GREG ALLEN, BYLINE: The town of Catano on Puerto Rico's northern coast is a low-lying community where residents don't have a lot of money. The water rose quickly here when Maria hit last Wednesday. Irma Rivera Aviles, like nearly 200 others, now is stuck in a shelter where conditions are getting worse daily.

IRMA RIVERA AVILES: (Speaking Spanish).

ALLEN: "The governor needs to come here and take a look at our critical situation," she says. "The bathrooms are flooded and aren't working. Sewage is spilling all over. The generator's broken, and we're here in the dark. We desperately need water, power and ice." Rivera is a Catano City councilperson who helped set up the shelter here. She evacuated before the storm because she has a house made of wood close to the water's edge in Catano. After Maria passed, when she returned, what she found shocked her.

RIVERA: (Speaking Spanish).

ALLEN: "The entire roof was blown off," she says. "Everything got soaking wet - the beds, furniture, everything. The walls are caving in, and water is still leaking in." Although there's food provided at the shelter, there is no running water. At night, she says, with no power, residents are left in the dark and are awakened sometimes by the sound of gunshots nearby. But for Rivera and others at the shelter, their biggest worry is health care.

RIVERA: (Speaking Spanish).

ALLEN: "My husband is a kidney transplant survivor," Rivera says. "He's diabetic, and we don't have ice to store his insulin." She opens up a blue cooler where she's trying to keep her husband's insulin cold.

RIVERA: (Speaking Spanish).

ALLEN: Oh, yeah. So that's all the medication that - his insulin. And the water's all melted now.

RIVERA: We need ice.

ALLEN: Authorities in Puerto Rico say there are more than 10,000 people in shelters across the island because their homes were destroyed by Hurricane Maria. FEMA and relief groups are delivering food, water and generators to the island. But in Catano, they say, so far, no outside help has arrived.

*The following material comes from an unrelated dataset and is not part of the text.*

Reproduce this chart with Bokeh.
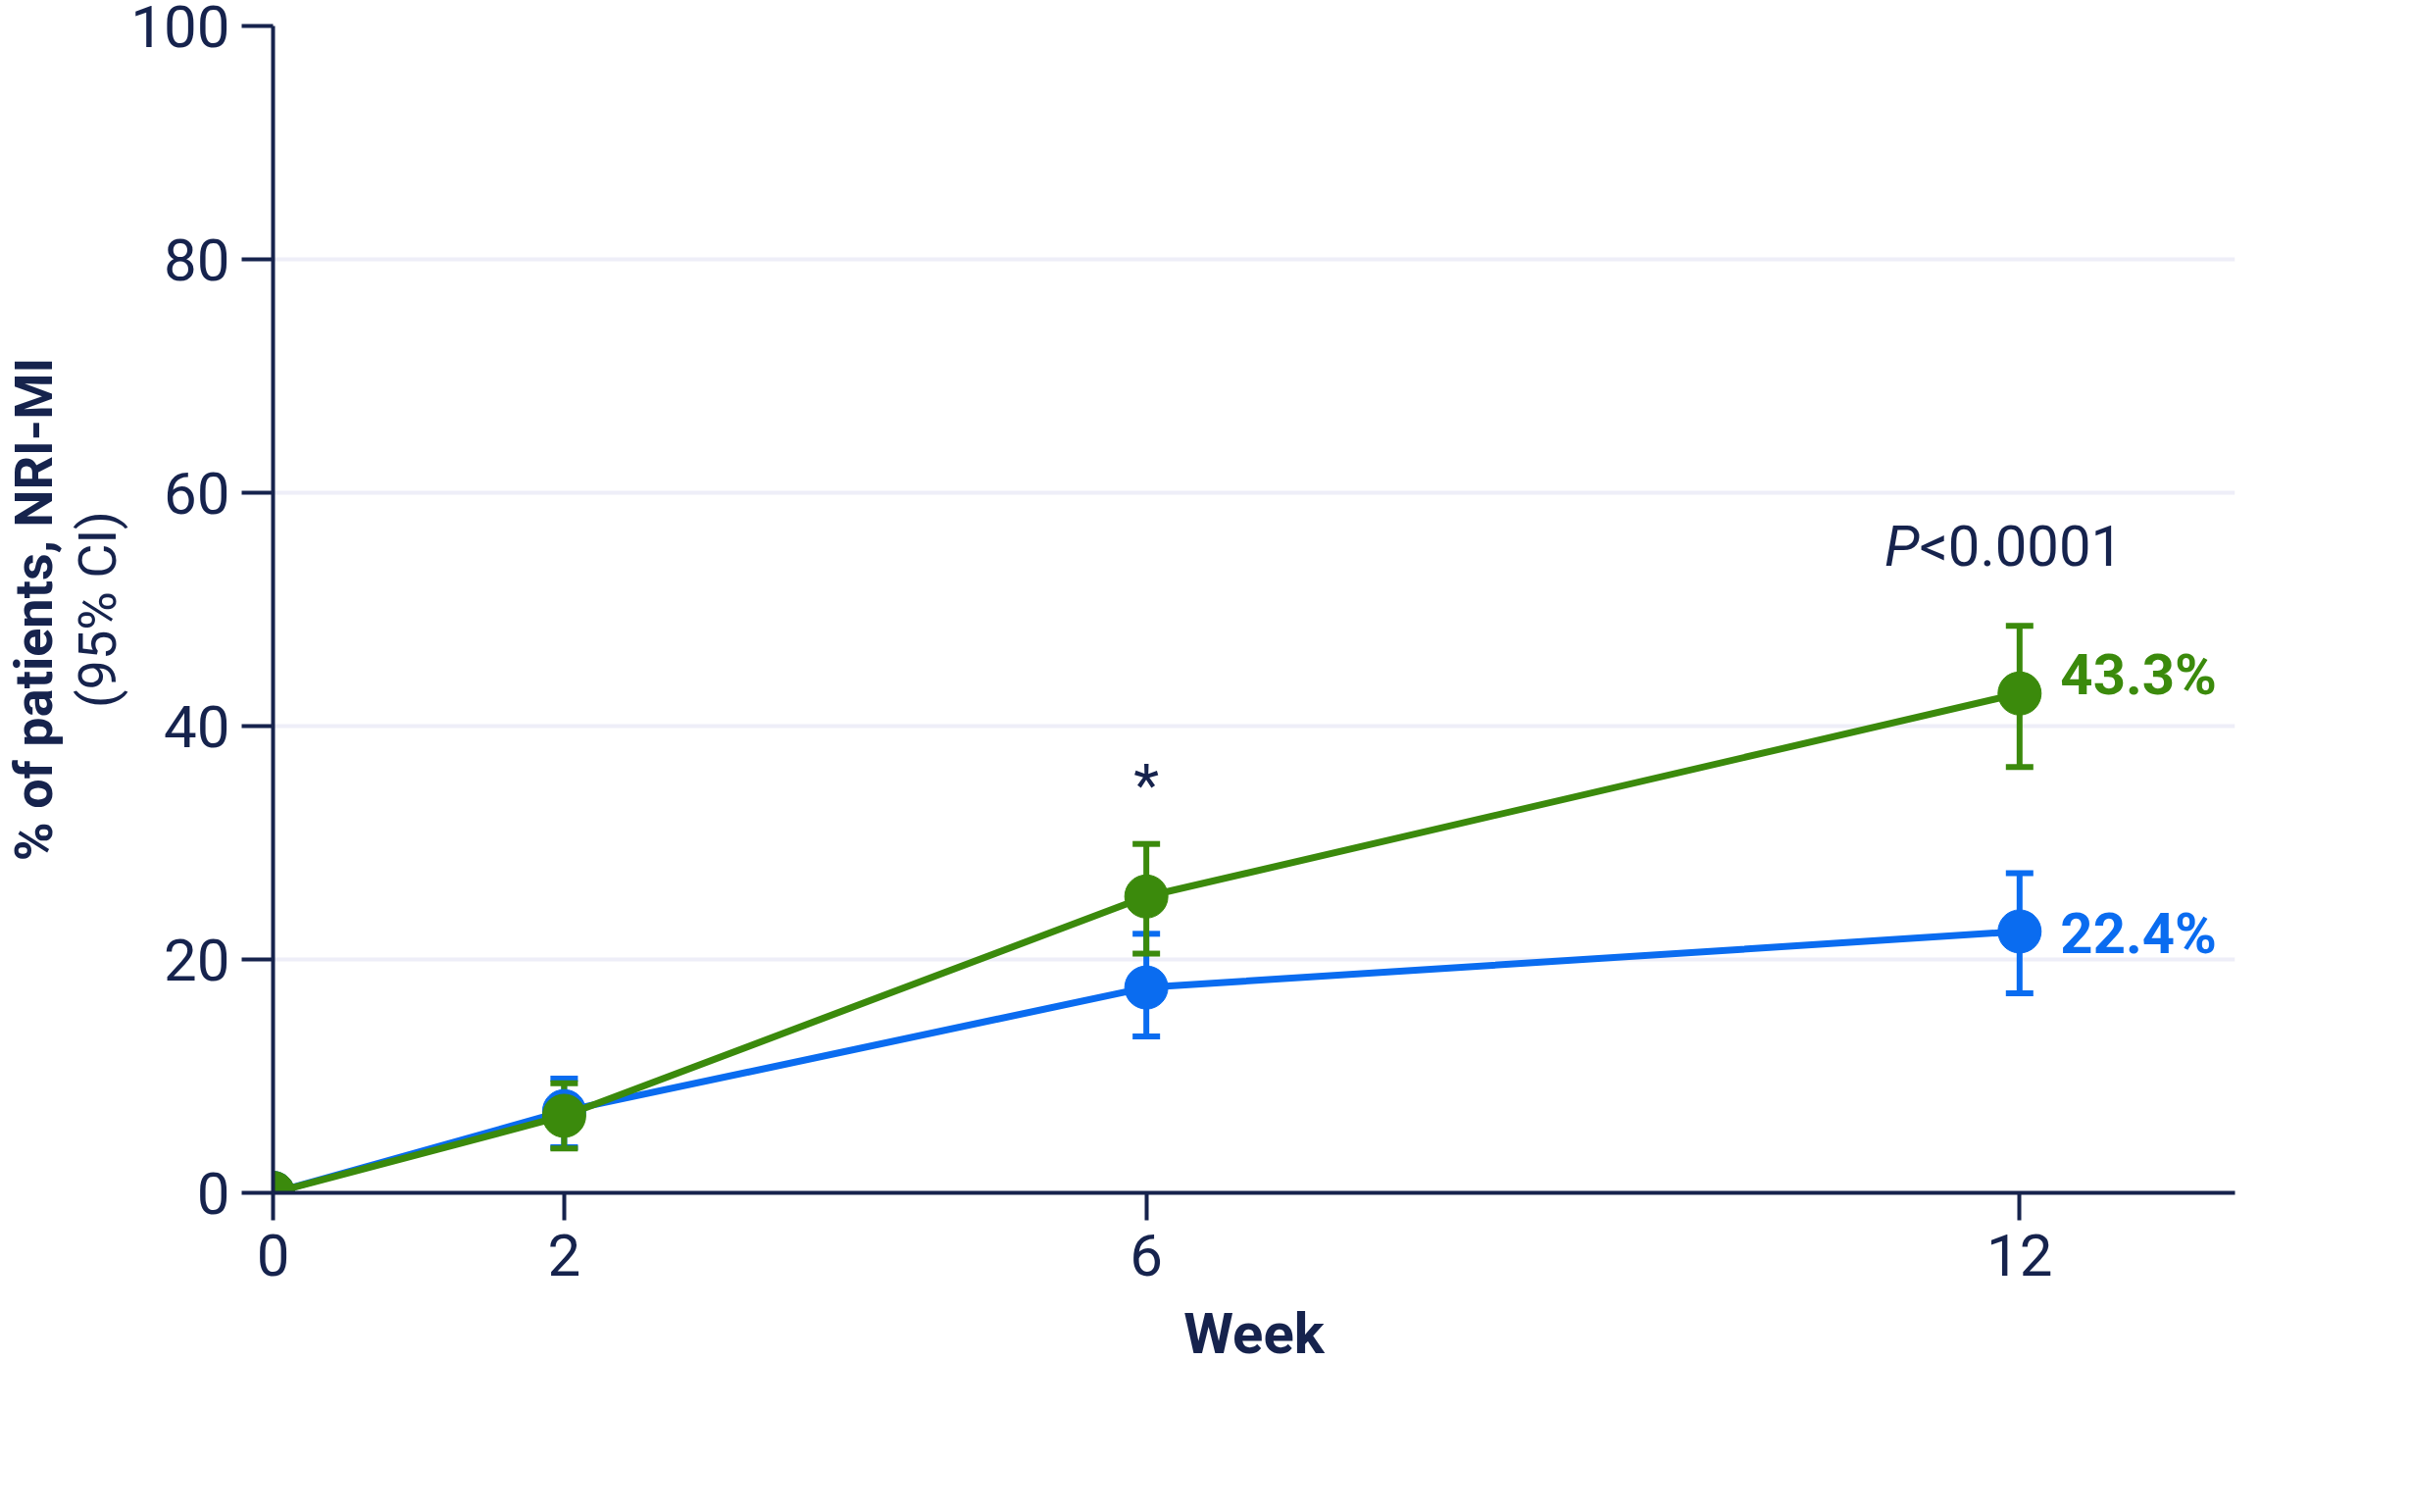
from bokeh.plotting import figure
from bokeh.models import (ColumnDataSource, Whisker, FixedTicker, Legend, LegendItem, Title, Range1d)
from bokeh.core.properties import value
from bokeh.embed import file_html
from bokeh.resources import INLINE

weeks = [0, 2, 6, 12]
ada = [0.0, 7.0, 17.6, 22.4]
ada_lo = [0.0, 3.9, 13.4, 17.1]
ada_hi = [0.0, 9.8, 22.2, 27.4]
upa = [0.0, 6.6, 25.4, 42.8]
upa_lo = [0.0, 3.8, 20.5, 36.5]
upa_hi = [0.0, 9.4, 29.9, 48.6]
series_names = ["ADA + MTX (n=246)", "UPA15 + MTX (n=245)"]
end_labels = ["22.4%", "43.3%"]

NAVY = "#16234d"
BLUE = "#0a6cf0"
GREEN = "#3b8a0c"
FONT = "Roboto"

p = figure(frame_width=2001, frame_height=1190, output_backend="svg", toolbar_location=None,
           x_range=Range1d(0, 13.48), y_range=Range1d(0, 100),
           min_border_left=100, min_border_top=26, min_border_right=110, min_border_bottom=10)
p.outline_line_color = None
p.xgrid.grid_line_color = None
p.ygrid.grid_line_color = "#eeeef8"
p.ygrid.grid_line_width = 4

for ax in (p.xaxis[0], p.yaxis[0]):
    ax.axis_line_color = NAVY
    ax.axis_line_width = 4
    ax.major_tick_line_color = NAVY
    ax.major_tick_line_width = 4
    ax.minor_tick_line_color = None
    ax.major_label_text_font = FONT
    ax.major_label_text_font_size = "60px"
    ax.major_label_text_color = NAVY
p.xaxis.ticker = FixedTicker(ticks=weeks)
p.yaxis.ticker = FixedTicker(ticks=[0, 20, 40, 60, 80, 100])
p.xaxis.major_tick_out = 28
p.xaxis.major_tick_in = 0
p.yaxis.major_tick_out = 32
p.yaxis.major_tick_in = 0
p.xaxis.axis_label = "Week"
p.xaxis.axis_label_text_font = FONT
p.xaxis.axis_label_text_font_style = "bold"
p.xaxis.axis_label_text_font_size = "58px"
p.xaxis.axis_label_text_color = NAVY
p.xaxis.axis_label_standoff = 22
p.xaxis.major_label_standoff = 14
p.yaxis.major_label_standoff = 12

t2 = Title(text="(95% CI)", align="center", text_font=FONT, text_font_size="54px",
           text_font_style="normal", text_color=NAVY, standoff=0, offset=0)
t1 = Title(text="% of patients, NRI-MI", align="center", text_font=FONT, text_font_size="54px",
           text_font_style="bold", text_color=NAVY, standoff=0)
p.add_layout(t2, "left")
p.add_layout(t1, "left")

src_a = ColumnDataSource(dict(x=weeks, y=ada, lo=ada_lo, hi=ada_hi))
src_u = ColumnDataSource(dict(x=weeks, y=upa, lo=upa_lo, hi=upa_hi))

items = []
for src, col, name in ((src_a, BLUE, series_names[0]), (src_u, GREEN, series_names[1])):
    w = Whisker(source=src, base="x", lower="lo", upper="hi", line_color=col, line_width=6)
    w.upper_head.size = 28; w.lower_head.size = 28
    w.upper_head.line_color = col; w.lower_head.line_color = col
    w.upper_head.line_width = 6; w.lower_head.line_width = 6
    p.add_layout(w)
    l = p.line("x", "y", source=src, line_color=col, line_width=7)
    p.scatter("x", "y", source=src, size=44, fill_color=col, line_color=col)
    items.append(LegendItem(label=name, renderers=[l]))

p.text(x=[12.28, 12.28], y=[22.2, 44.4], text=end_labels, text_color=[BLUE, GREEN],
       text_font=value(FONT), text_font_size="58px", text_font_style="bold",
       text_baseline="middle", text_align="left")
p.text(x=[6], y=[35], text=["*"], text_color=NAVY, text_font=value(FONT),
       text_font_size="60px", text_baseline="middle", text_align="center")
p.text(x=[11.31], y=[55.4], text=["P"], text_color=NAVY, text_font=value(FONT),
       text_font_size="58px", text_font_style="italic", text_baseline="middle", text_align="right")
p.text(x=[11.31], y=[55.4], text=["<0.0001"], text_color=NAVY, text_font=value(FONT),
       text_font_size="58px", text_baseline="middle", text_align="left")

leg = Legend(items=items, orientation="horizontal", location=(-90, 0),
             label_text_font=FONT, label_text_font_size="58px", label_text_color=NAVY,
             label_text_font_style="bold",
             glyph_width=110, glyph_height=40, spacing=80, label_standoff=40,
             border_line_color=None, background_fill_alpha=0, margin=60, padding=10)
leg.margin = 0
p.add_layout(leg, "below")
p.xaxis.axis_label_standoff = 22

open("out.html", "w").write(file_html(p, INLINE))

Nearly a week after the storm, some areas here are still flooded. I found 77-year-old Maria Escalera calmly pushing her walker through water up to her shins.

MARIA ESCALERA: (Speaking Spanish).

ALLEN: She says she has enough food and water at home but wanted on her nephew whose house is in the flooded area.

ESCALERA: (Speaking Spanish).

ALLEN: She's thankful that she and her husband who is blind are alive. Her biggest worry, she says, is that she lost her dentures in the storm.

UNIDENTIFIED MAN: (Speaking Spanish).

ALLEN: Outside the Catano Minimarket, a line stretches around the building. Customers like Malena Quinones are thrilled because the word is out. Banks are back online. Their debit cards are working. They can buy badly needed supplies.

MALENA QUINONES: Bread, cheese, ham, everything - everything you need. We have water.

ALLEN: In San Juan, there are lots of lines now - lines of cars at gas stations waiting for tank trucks to arrive and gas to begin flowing again, outside banks where people for the first time since the storm have some chance to withdraw cash, along the sides of highways where cars line up in places motorists have found good cell phone signals.

The government here reports some signs of progress. Water is slowly coming back in some areas. One of the most hopeful signs - Puerto Rico's Power Authority says it's restored electricity to two big hospitals in the San Juan area. And power is back on in part of Mayaguez, a city on the island's west side far from the center of Maria's destruction. Greg Allen, NPR News, San Juan, Puerto Rico.